You can also use the electronic shutter in mirrorless cameras to shoot at higher shutter speeds and more silently.
Battery Life and Overall Durability
DSLRs can have better battery life if you use them without the electronic viewfinder and LCD screen because both of these consume a lot of battery. If you need to preview often and also use the LCD screen when shooting, then both camera types will have similar battery life. Both also come with removable batteries, so it’s always a good idea to keep a spare in your bag.
Durability, again, is more or less same across the board. Both camera types also have the option of adding an extra level of protection (such as waterproof alloy bodies) that prevent weather damage, so you might want to look into this if you work mostly outdoors.
Lenses and Accessories
DSLRs have an edge here because you have more lenses to choose from for them. DSLR lenses range from cheap but sufficient and professional but expensive, with every other niche in between. Mirrorless cameras are far more limited when it comes to lenses, and you can usually only choose ones made by the camera maker.
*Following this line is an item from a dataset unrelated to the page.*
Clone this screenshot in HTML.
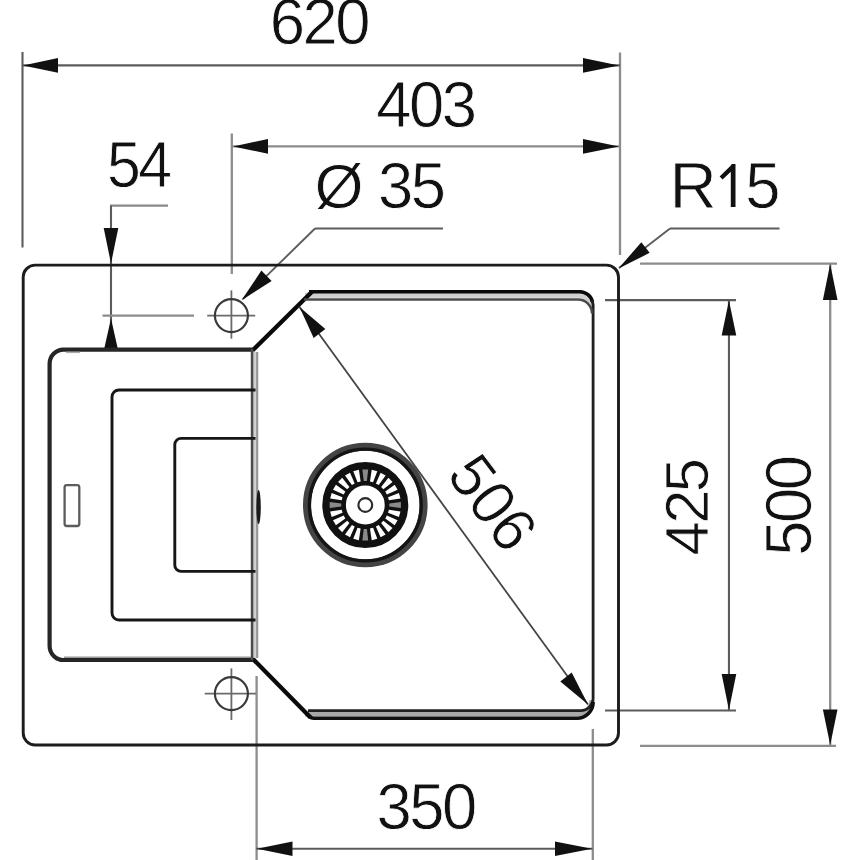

This is changing though, with many camera makers producing more and more lenses for mirrorless cameras as they grow in popularity. Mirrorless cameras that have been around longer tend to have more lenses available for them as well.
Another thing you can do is use an adaptor to fit DSLR lenses onto your mirrorless camera, provided that the lens and camera are from the same manufacturer. The problem with this, however, is that you might have to change your focal length and zoom settings, and in some cases, you may even have to disable features such as autofocus.
So, What Should You Pick?
Ultimately, the type of camera you pick will depend on the kind of work you do and your budget. Both DSLR and mirrorless cameras can provide optimum results, even if it is under different circumstances at times.
Mirrorless cameras are better suited for video and are lighter, but don’t offer as many options with lenses. DSLRs work better in low light and have more lens options, but can be bulky. If you pick a type where the pros outweigh the cons, then that is the right choice for you.